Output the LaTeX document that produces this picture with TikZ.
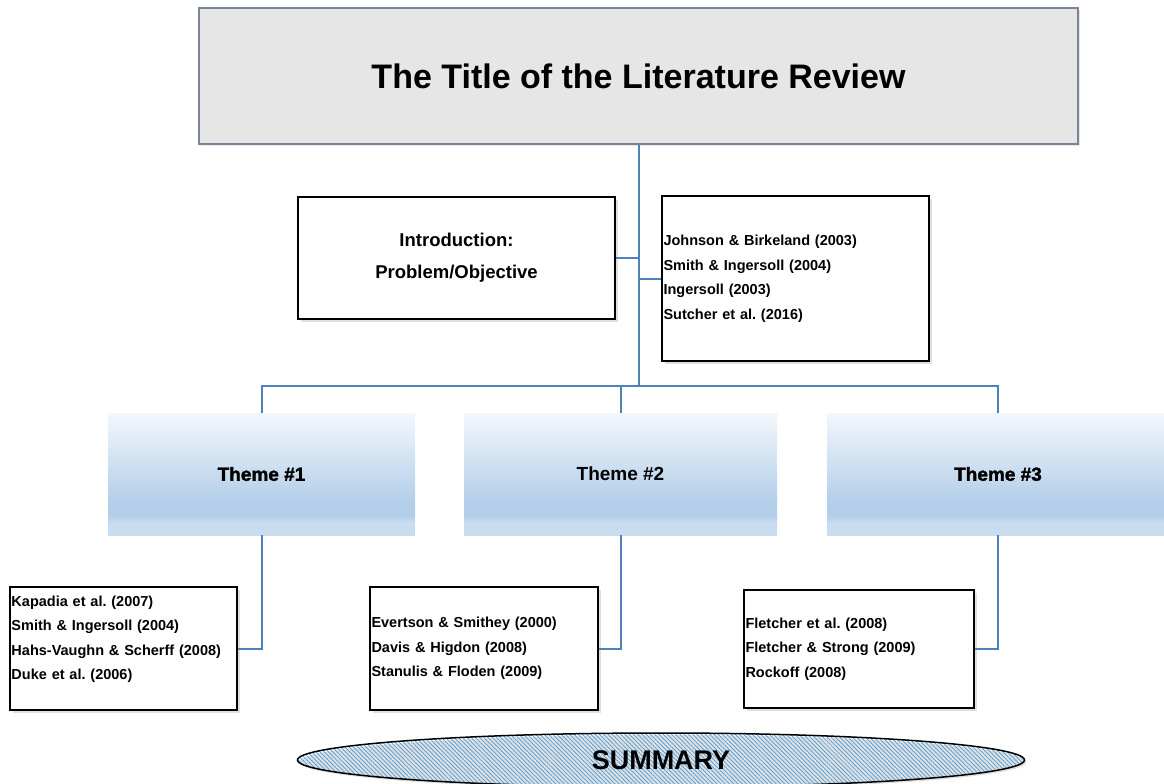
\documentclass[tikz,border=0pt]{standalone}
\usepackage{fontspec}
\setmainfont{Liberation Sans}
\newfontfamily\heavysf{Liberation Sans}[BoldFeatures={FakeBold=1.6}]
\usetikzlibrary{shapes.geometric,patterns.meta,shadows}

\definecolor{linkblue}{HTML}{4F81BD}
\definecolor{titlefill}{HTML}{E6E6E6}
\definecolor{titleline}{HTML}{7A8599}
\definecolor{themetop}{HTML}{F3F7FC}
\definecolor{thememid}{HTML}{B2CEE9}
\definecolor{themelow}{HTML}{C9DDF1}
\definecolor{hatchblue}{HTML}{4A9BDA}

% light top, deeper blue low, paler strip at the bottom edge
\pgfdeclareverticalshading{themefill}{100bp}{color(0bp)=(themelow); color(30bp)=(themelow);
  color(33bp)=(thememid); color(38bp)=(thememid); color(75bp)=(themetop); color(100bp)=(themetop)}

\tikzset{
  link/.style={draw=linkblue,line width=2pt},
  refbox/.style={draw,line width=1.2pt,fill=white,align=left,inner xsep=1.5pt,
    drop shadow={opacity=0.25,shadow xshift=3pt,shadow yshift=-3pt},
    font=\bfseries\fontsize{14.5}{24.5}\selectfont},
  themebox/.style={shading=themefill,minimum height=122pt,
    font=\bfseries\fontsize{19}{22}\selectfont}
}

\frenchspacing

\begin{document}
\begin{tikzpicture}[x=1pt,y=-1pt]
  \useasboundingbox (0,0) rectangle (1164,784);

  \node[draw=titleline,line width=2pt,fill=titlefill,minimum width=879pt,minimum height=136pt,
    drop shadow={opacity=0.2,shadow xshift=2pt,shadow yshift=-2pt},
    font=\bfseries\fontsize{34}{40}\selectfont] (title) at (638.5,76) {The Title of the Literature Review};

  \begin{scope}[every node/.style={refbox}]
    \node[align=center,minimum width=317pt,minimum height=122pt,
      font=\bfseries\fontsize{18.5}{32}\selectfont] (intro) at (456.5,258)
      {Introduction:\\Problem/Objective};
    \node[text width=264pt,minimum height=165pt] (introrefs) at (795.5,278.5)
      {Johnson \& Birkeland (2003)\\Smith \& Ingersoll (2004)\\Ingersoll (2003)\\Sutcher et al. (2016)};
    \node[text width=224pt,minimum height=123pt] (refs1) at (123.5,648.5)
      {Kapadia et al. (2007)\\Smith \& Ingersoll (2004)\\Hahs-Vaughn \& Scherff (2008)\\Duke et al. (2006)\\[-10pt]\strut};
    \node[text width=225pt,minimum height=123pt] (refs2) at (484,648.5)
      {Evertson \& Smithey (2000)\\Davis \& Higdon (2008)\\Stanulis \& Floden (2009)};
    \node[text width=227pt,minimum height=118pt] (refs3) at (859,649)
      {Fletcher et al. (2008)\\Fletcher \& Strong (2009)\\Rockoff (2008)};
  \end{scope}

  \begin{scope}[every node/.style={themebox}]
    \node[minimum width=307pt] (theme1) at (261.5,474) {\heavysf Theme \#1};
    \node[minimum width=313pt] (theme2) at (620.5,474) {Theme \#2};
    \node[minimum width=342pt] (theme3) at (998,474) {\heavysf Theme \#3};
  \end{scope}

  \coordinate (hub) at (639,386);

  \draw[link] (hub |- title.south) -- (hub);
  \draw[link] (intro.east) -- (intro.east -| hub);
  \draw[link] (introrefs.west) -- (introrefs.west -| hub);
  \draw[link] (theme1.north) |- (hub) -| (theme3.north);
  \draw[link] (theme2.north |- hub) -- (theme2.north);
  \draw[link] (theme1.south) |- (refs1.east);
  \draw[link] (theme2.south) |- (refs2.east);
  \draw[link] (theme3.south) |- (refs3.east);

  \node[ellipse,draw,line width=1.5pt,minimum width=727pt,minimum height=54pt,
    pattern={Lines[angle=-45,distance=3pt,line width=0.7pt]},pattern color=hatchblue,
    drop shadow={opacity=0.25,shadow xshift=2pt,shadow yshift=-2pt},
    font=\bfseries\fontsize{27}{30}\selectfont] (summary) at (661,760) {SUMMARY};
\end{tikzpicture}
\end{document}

■ Task to complete
Retype each line of the listing above word for word. Exclude the pictures.

■ Final result
Output the LaTeX document that produces this picture with TikZ.
\documentclass[tikz,border=0pt]{standalone}
\usepackage{fontspec}
\setmainfont{Liberation Sans}
\newfontfamily\heavysf{Liberation Sans}[BoldFeatures={FakeBold=1.6}]
\usetikzlibrary{shapes.geometric,patterns.meta,shadows}

\definecolor{linkblue}{HTML}{4F81BD}
\definecolor{titlefill}{HTML}{E6E6E6}
\definecolor{titleline}{HTML}{7A8599}
\definecolor{themetop}{HTML}{F3F7FC}
\definecolor{thememid}{HTML}{B2CEE9}
\definecolor{themelow}{HTML}{C9DDF1}
\definecolor{hatchblue}{HTML}{4A9BDA}

% light top, deeper blue low, paler strip at the bottom edge
\pgfdeclareverticalshading{themefill}{100bp}{color(0bp)=(themelow); color(30bp)=(themelow);
  color(33bp)=(thememid); color(38bp)=(thememid); color(75bp)=(themetop); color(100bp)=(themetop)}

\tikzset{
  link/.style={draw=linkblue,line width=2pt},
  refbox/.style={draw,line width=1.2pt,fill=white,align=left,inner xsep=1.5pt,
    drop shadow={opacity=0.25,shadow xshift=3pt,shadow yshift=-3pt},
    font=\bfseries\fontsize{14.5}{24.5}\selectfont},
  themebox/.style={shading=themefill,minimum height=122pt,
    font=\bfseries\fontsize{19}{22}\selectfont}
}

\frenchspacing

\begin{document}
\begin{tikzpicture}[x=1pt,y=-1pt]
  \useasboundingbox (0,0) rectangle (1164,784);

  \node[draw=titleline,line width=2pt,fill=titlefill,minimum width=879pt,minimum height=136pt,
    drop shadow={opacity=0.2,shadow xshift=2pt,shadow yshift=-2pt},
    font=\bfseries\fontsize{34}{40}\selectfont] (title) at (638.5,76) {The Title of the Literature Review};

  \begin{scope}[every node/.style={refbox}]
    \node[align=center,minimum width=317pt,minimum height=122pt,
      font=\bfseries\fontsize{18.5}{32}\selectfont] (intro) at (456.5,258)
      {Introduction:\\Problem/Objective};
    \node[text width=264pt,minimum height=165pt] (introrefs) at (795.5,278.5)
      {Johnson \& Birkeland (2003)\\Smith \& Ingersoll (2004)\\Ingersoll (2003)\\Sutcher et al. (2016)};
    \node[text width=224pt,minimum height=123pt] (refs1) at (123.5,648.5)
      {Kapadia et al. (2007)\\Smith \& Ingersoll (2004)\\Hahs-Vaughn \& Scherff (2008)\\Duke et al. (2006)\\[-10pt]\strut};
    \node[text width=225pt,minimum height=123pt] (refs2) at (484,648.5)
      {Evertson \& Smithey (2000)\\Davis \& Higdon (2008)\\Stanulis \& Floden (2009)};
    \node[text width=227pt,minimum height=118pt] (refs3) at (859,649)
      {Fletcher et al. (2008)\\Fletcher \& Strong (2009)\\Rockoff (2008)};
  \end{scope}

  \begin{scope}[every node/.style={themebox}]
    \node[minimum width=307pt] (theme1) at (261.5,474) {\heavysf Theme \#1};
    \node[minimum width=313pt] (theme2) at (620.5,474) {Theme \#2};
    \node[minimum width=342pt] (theme3) at (998,474) {\heavysf Theme \#3};
  \end{scope}

  \coordinate (hub) at (639,386);

  \draw[link] (hub |- title.south) -- (hub);
  \draw[link] (intro.east) -- (intro.east -| hub);
  \draw[link] (introrefs.west) -- (introrefs.west -| hub);
  \draw[link] (theme1.north) |- (hub) -| (theme3.north);
  \draw[link] (theme2.north |- hub) -- (theme2.north);
  \draw[link] (theme1.south) |- (refs1.east);
  \draw[link] (theme2.south) |- (refs2.east);
  \draw[link] (theme3.south) |- (refs3.east);

  \node[ellipse,draw,line width=1.5pt,minimum width=727pt,minimum height=54pt,
    pattern={Lines[angle=-45,distance=3pt,line width=0.7pt]},pattern color=hatchblue,
    drop shadow={opacity=0.25,shadow xshift=2pt,shadow yshift=-2pt},
    font=\bfseries\fontsize{27}{30}\selectfont] (summary) at (661,760) {SUMMARY};
\end{tikzpicture}
\end{document}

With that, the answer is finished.